Let F be a finite field. Since F is finite, its characteristic cannot be 0, as a field of characteristic 0 would contain a copy of `QQ` , which is infinite. Let F have characteristic p.

Input Explanation:.
Prime Subfield: Every field F has a smallest subfield, called its prime subfield. This subfield is either isomorphic to `QQ` (if the characteristic is 0) or to `F_p` (for prime p , if the characteristic is p).
Consider the set of elements { 1 , 1 + 1 , 1 + 1 + 1 , ... } in F. Since F is finite, this sequence must eventually repeat.
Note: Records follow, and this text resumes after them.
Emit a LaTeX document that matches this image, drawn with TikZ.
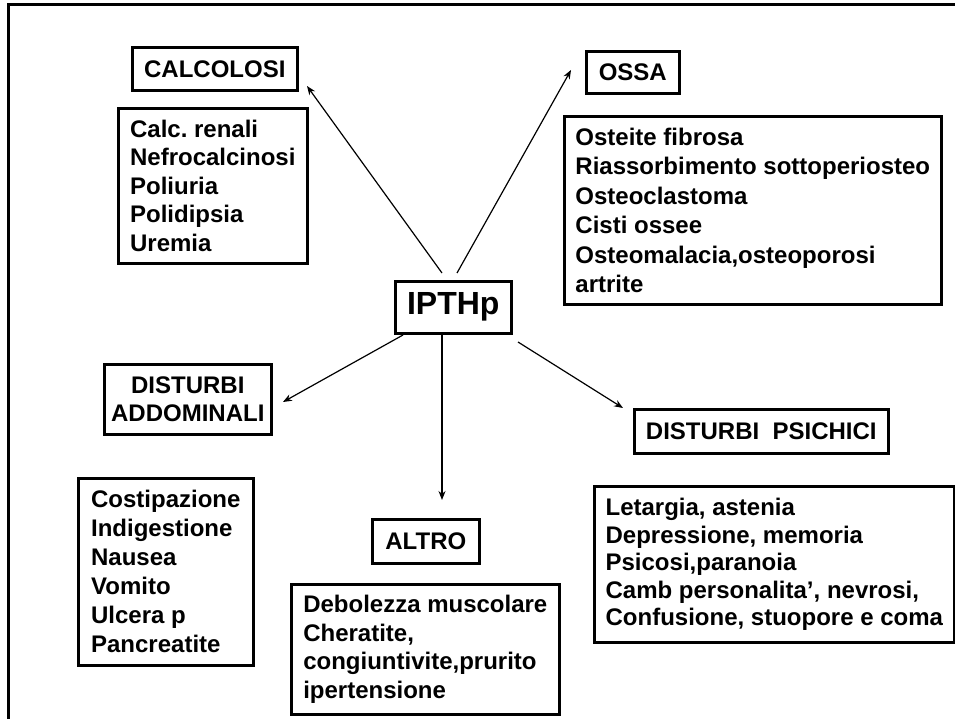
\documentclass[tikz,border=0pt]{standalone}
\usepackage{fontspec}
\setmainfont{Liberation Sans}
\frenchspacing
\usetikzlibrary{arrows.meta}

\begin{document}
\begin{tikzpicture}[x=1pt,y=-1pt,>={Stealth[length=9pt,width=7pt]},
	       box/.style={draw, line width=2.6pt, anchor=north west, inner sep=0pt, font=\bfseries\fontsize{24}{28.5}\selectfont},
	       title/.style={box, align=center},
	       list/.style={box, align=left},
	       link/.style={->, line width=1.2pt}]

	      \useasboundingbox (0,0) rectangle (955,719);
	      % frame
	      \draw[line width=3pt] (955,5) -- (8,5) -- (8,719);

	      \node[title, minimum width=116pt, minimum height=52pt, font=\bfseries\fontsize{32}{36}\selectfont] at (394,280) (ipth) {IPTHp};

	      \node[title, minimum width=165pt, minimum height=43pt] at (131,46) (calc) {CALCOLOSI};
	      \node[list, minimum width=189pt, minimum height=155pt] at (117,107) (calclist) {Calc. renali\\ Nefrocalcinosi\\ Poliuria\\ Polidipsia\\ Uremia};

	      \node[title, minimum width=93pt, minimum height=42pt] at (585,50) (ossa) {OSSA};
	      \node[list, minimum width=377pt, minimum height=188pt, font=\bfseries\fontsize{24}{29.5}\selectfont] at (563,115) (ossalist) {Osteite fibrosa\\ Riassorbimento sottoperiosteo\\ Osteoclastoma\\ Cisti ossee\\ Osteomalacia,osteoporosi\\ artrite};

	      \node[title, minimum width=167pt, minimum height=70pt] at (103,363) (addom) {DISTURBI\\ ADDOMINALI};
	      \node[list, minimum width=175pt, minimum height=187pt, font=\bfseries\fontsize{24}{29}\selectfont] at (77,477) (addomlist) {Costipazione\\ Indigestione\\ Nausea\\ Vomito\\ Ulcera p\\ Pancreatite};

	      \node[title, minimum width=107pt, minimum height=44pt] at (371,518) (altro) {ALTRO};
	      \node[list, minimum width=268pt, minimum height=130pt] at (290,583) (altrolist) {Debolezza muscolare\\ Cheratite,\\ congiuntivite,prurito\\ ipertensione};

	      \node[title, minimum width=254pt, minimum height=44pt] at (633,408) (psic) {DISTURBI\ \ PSICHICI};
	      \node[list, minimum width=360pt, minimum height=156pt, font=\bfseries\fontsize{24}{27.5}\selectfont] at (593,485) (psiclist) {Letargia, astenia\\ Depressione, memoria\\ Psicosi,paranoia\\ Camb personalita', nevrosi,\\ Confusione, stuopore e coma};

	      \coordinate (s1) at (442,273);
	      \coordinate (e1) at (307,86);
	      \coordinate (s2) at (457,273);
	      \coordinate (e2) at (571,70);
	      \coordinate (s3) at (403,335);
	      \coordinate (e3) at (283,402);
	      \coordinate (s4) at (442,334);
	      \coordinate (e4) at (442,500);
	      \coordinate (s5) at (518,342);
	      \coordinate (e5) at (623,408);

	      \path
	      (s1) edge [link] (e1)
	      (s2) edge [link] (e2)
	      (s3) edge [link] (e3)
	      (s4) edge [link] (e4)
	      (s5) edge [link] (e5)
	      ;

	    \end{tikzpicture}
\end{document}
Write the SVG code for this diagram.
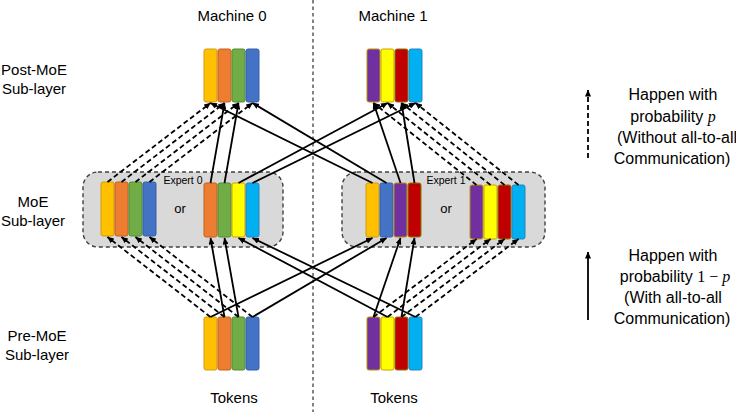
<svg xmlns="http://www.w3.org/2000/svg" width="736" height="412" viewBox="0 0 736 412">
<defs>
<marker id="ah" viewBox="0 0 8 7" refX="7.5" refY="3.5" markerWidth="7" markerHeight="6" markerUnits="userSpaceOnUse" orient="auto">
<path d="M0,0 L8,3.5 L0,7 z" fill="#000"/>
</marker>
<style>
text{font-family:"Liberation Sans",Arial,sans-serif;fill:#000}
.lbl{font-size:15px;text-anchor:middle}
.leg{font-size:16px;text-anchor:middle}
.sm{font-size:10.5px;text-anchor:middle}
.or{font-size:13px;text-anchor:middle}
.math{font-family:"Liberation Serif","DejaVu Serif",serif}
.it{font-style:italic}
.box{fill:#d9d9d9;stroke:#404040;stroke-width:1.4;stroke-dasharray:4 3}
.tk{stroke-width:1}
.y{fill:#ffc000;stroke:#d09a10}
.o{fill:#ed7d31;stroke:#c5601c}
.g{fill:#70ad47;stroke:#548a33}
.b{fill:#4472c4;stroke:#3460aa}
.p{fill:#7030a0;stroke:#bf9000}
.yy{fill:#ffff00;stroke:#d0a000}
.r{fill:#c00000;stroke:#8a7a00}
.c{fill:#00b0f0;stroke:#2a80c0}
.s{stroke:#000;stroke-width:1.8;fill:none;marker-end:url(#ah)}
.d{stroke:#000;stroke-width:1.8;fill:none;stroke-dasharray:5 3;marker-end:url(#ah)}
.sep{stroke:#595959;stroke-width:1.5;stroke-dasharray:3.5 3}
</style>
</defs>

<line class="sep" x1="313" y1="0" x2="313" y2="412"/>

<g id="labels">
<text class="lbl" x="232" y="21">Machine 0</text>
<text class="lbl" x="393" y="21">Machine 1</text>
<text class="lbl" x="34" y="75">Post-MoE</text>
<text class="lbl" x="34" y="94">Sub-layer</text>
<text class="lbl" x="33" y="207">MoE</text>
<text class="lbl" x="33" y="226">Sub-layer</text>
<text class="lbl" x="37" y="341">Pre-MoE</text>
<text class="lbl" x="37" y="360">Sub-layer</text>
<text class="lbl" x="234" y="403">Tokens</text>
<text class="lbl" x="394" y="403">Tokens</text>
</g>

<g id="legend">
<text class="leg" x="673" y="100">Happen with</text>
<text class="leg" x="673" y="121.5">probability <tspan class="math it">p</tspan></text>
<text class="leg" x="677" y="143">(Without all-to-all</text>
<text class="leg" x="672" y="164">Communication)</text>
<text class="leg" x="673" y="261">Happen with</text>
<text class="leg" x="675" y="282">probability <tspan class="math">1 − </tspan><tspan class="math it">p</tspan></text>
<text class="leg" x="673" y="303">(With all-to-all</text>
<text class="leg" x="672" y="324">Communication)</text>
<line class="d" x1="588" y1="158" x2="588" y2="90"/>
<line class="s" x1="588" y1="320" x2="588" y2="252"/>
</g>

<g id="post0">
<rect class="tk y" x="204" y="49" width="13" height="53" rx="2"/>
<rect class="tk o" x="218" y="49" width="13" height="53" rx="2"/>
<rect class="tk g" x="232" y="49" width="13" height="53" rx="2"/>
<rect class="tk b" x="246" y="49" width="13" height="53" rx="2"/>
</g>
<g id="post1">
<rect class="tk p" x="367" y="49" width="13" height="53" rx="2"/>
<rect class="tk yy" x="381" y="49" width="13" height="53" rx="2"/>
<rect class="tk r" x="395" y="49" width="13" height="53" rx="2"/>
<rect class="tk c" x="409" y="49" width="13" height="53" rx="2"/>
</g>

<g id="expert0">
<rect class="box" x="83" y="172" width="200" height="75" rx="15"/>
<text class="sm" x="183" y="183.5">Expert 0</text>
<text class="or" x="180" y="213">or</text>
<rect class="tk y" x="101" y="182" width="13" height="54" rx="2"/>
<rect class="tk o" x="115" y="182" width="13" height="54" rx="2"/>
<rect class="tk g" x="129" y="182" width="13" height="54" rx="2"/>
<rect class="tk b" x="143" y="182" width="13" height="54" rx="2"/>
<rect class="tk o" x="204" y="183" width="13" height="54" rx="2"/>
<rect class="tk g" x="218" y="183" width="13" height="54" rx="2"/>
<rect class="tk yy" x="232" y="183" width="13" height="54" rx="2"/>
<rect class="tk c" x="246" y="183" width="13" height="54" rx="2"/>
</g>

<g id="expert1">
<rect class="box" x="342" y="172" width="203" height="75" rx="15"/>
<text class="sm" x="446" y="183.5">Expert 1</text>
<text class="or" x="446" y="213">or</text>
<rect class="tk y" x="366" y="183" width="13" height="54" rx="2"/>
<rect class="tk b" x="380" y="183" width="13" height="54" rx="2"/>
<rect class="tk p" x="394" y="183" width="13" height="54" rx="2"/>
<rect class="tk r" x="408" y="183" width="13" height="54" rx="2"/>
<rect class="tk p" x="470" y="185" width="13" height="54" rx="2"/>
<rect class="tk yy" x="484" y="185" width="13" height="54" rx="2"/>
<rect class="tk r" x="498" y="185" width="13" height="54" rx="2"/>
<rect class="tk c" x="512" y="185" width="13" height="54" rx="2"/>
</g>

<g id="pre0">
<rect class="tk y" x="204" y="317" width="13" height="53" rx="2"/>
<rect class="tk o" x="218" y="317" width="13" height="53" rx="2"/>
<rect class="tk g" x="232" y="317" width="13" height="53" rx="2"/>
<rect class="tk b" x="246" y="317" width="13" height="53" rx="2"/>
</g>
<g id="pre1">
<rect class="tk p" x="367" y="317" width="13" height="53" rx="2"/>
<rect class="tk yy" x="381" y="317" width="13" height="53" rx="2"/>
<rect class="tk r" x="395" y="317" width="13" height="53" rx="2"/>
<rect class="tk c" x="409" y="317" width="13" height="53" rx="2"/>
</g>

<g id="connectors">
<line class="d" x1="210.5" y1="317" x2="107.5" y2="237"/>
<line class="d" x1="224.5" y1="317" x2="121.5" y2="237"/>
<line class="d" x1="238.5" y1="317" x2="135.5" y2="237"/>
<line class="d" x1="252.5" y1="317" x2="149.5" y2="237"/>
<line class="d" x1="107.5" y1="182" x2="210.5" y2="103"/>
<line class="d" x1="121.5" y1="182" x2="224.5" y2="103"/>
<line class="d" x1="135.5" y1="182" x2="238.5" y2="103"/>
<line class="d" x1="149.5" y1="182" x2="252.5" y2="103"/>
<line class="d" x1="373.5" y1="317" x2="476.5" y2="239"/>
<line class="d" x1="387.5" y1="317" x2="490.5" y2="239"/>
<line class="d" x1="401.5" y1="317" x2="504.5" y2="239"/>
<line class="d" x1="415.5" y1="317" x2="518.5" y2="239"/>
<line class="d" x1="476.5" y1="185" x2="373.5" y2="103"/>
<line class="d" x1="490.5" y1="185" x2="387.5" y2="103"/>
<line class="d" x1="504.5" y1="185" x2="401.5" y2="103"/>
<line class="d" x1="518.5" y1="185" x2="415.5" y2="103"/>
<line class="s" x1="224.5" y1="317" x2="210.5" y2="238"/>
<line class="s" x1="238.5" y1="317" x2="224.5" y2="238"/>
<line class="s" x1="387.5" y1="317" x2="238.5" y2="238"/>
<line class="s" x1="415.5" y1="317" x2="252.5" y2="238"/>
<line class="s" x1="210.5" y1="317" x2="372.5" y2="238"/>
<line class="s" x1="252.5" y1="317" x2="386.5" y2="238"/>
<line class="s" x1="373.5" y1="317" x2="400.5" y2="238"/>
<line class="s" x1="401.5" y1="317" x2="414.5" y2="238"/>
<line class="s" x1="210.5" y1="183" x2="224.5" y2="103"/>
<line class="s" x1="224.5" y1="183" x2="238.5" y2="103"/>
<line class="s" x1="238.5" y1="183" x2="387.5" y2="103"/>
<line class="s" x1="252.5" y1="183" x2="415.5" y2="103"/>
<line class="s" x1="372.5" y1="183" x2="210.5" y2="103"/>
<line class="s" x1="386.5" y1="183" x2="252.5" y2="103"/>
<line class="s" x1="400.5" y1="183" x2="373.5" y2="103"/>
<line class="s" x1="414.5" y1="183" x2="401.5" y2="103"/>
</g>
</svg>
This means there exists distinct positive integers m > n such that
1 + ... + 1 (m times) = 1 + ... + 1 (n times). This implies 1 + ... + 1 (m - n times) = 0. The smallest positive integer k such that 1 + ... + 1 (k times) = 0 is the characteristic of F.
Let this characeristic be p.
We claim that p must be a prime number. Suppose p = ab for some integers 1 < a, b < p.
Then 1 + ... + 1 = 0 (ab times). This can be written as
(1 + ... + 1)(a times) `*` (1 + ... + 1)(b times) = 0. Since F is a field, it has no zero divisors. Thus either (1 + ... + 1)(a times) = 0 or (1 + ... + 1)(b times) = 0. This contradicts the minimality of p as the characteristic. Therefore , p must be a prime number.
P = {0 , 1 , 1 + 1 , ... , 1 + ... + 1} forms a subfield of F. This subfield is isomorphic to `ZZ_p` , the field integers modulo p. This subfield P is called the prime field of F.